In this case the power necessary to plow appellant’s land for seeding the crop could not be limited to the tractor purchased by him from the plow company. He had refused to strain his credit by procuring the discount of the notes and paying the cash to the plow company as it desired, and-the plow company thereupon, wrongfully it is true, cancelled the contract and retook the tractor; but there were other tractors in Spokane— a large and populous commercial and industrial center—and if it was necessary to have a tractor immediately, appellant does not deny that he could have, as he says, strained his credit and bought what he needed, but he did not feel inclined to do so.

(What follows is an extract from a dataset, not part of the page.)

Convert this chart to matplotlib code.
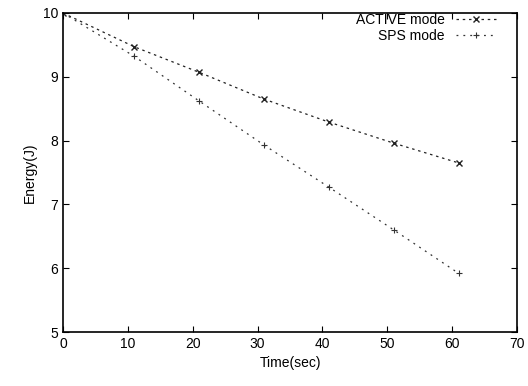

It will not do to adjudge that one can hold a particular person exclusively liable for all the results that may flow from a tort or breach of contract which were reasonably preventable; for, if such damages are allowed, which can be avoided or prevented, in whole or in part, by the exercise of ordinary diligence on the part of the injured party, the results to business will be disastrous. The enormous damages that might ensue from the breach of the smallest contract, or from the slightest tort, may be so augmented that no one would *282be safe in doing any kind of business. Upon this ground alone, in this particular case, without further considering any of the other important questions discussed by counsel, we are satisfied that appellant is not entitled to recover the damages claimed by him.

The judgment is affirmed.

Parker, O. J., Mackintosh, Bridges, and Fullerton, JJ., concur.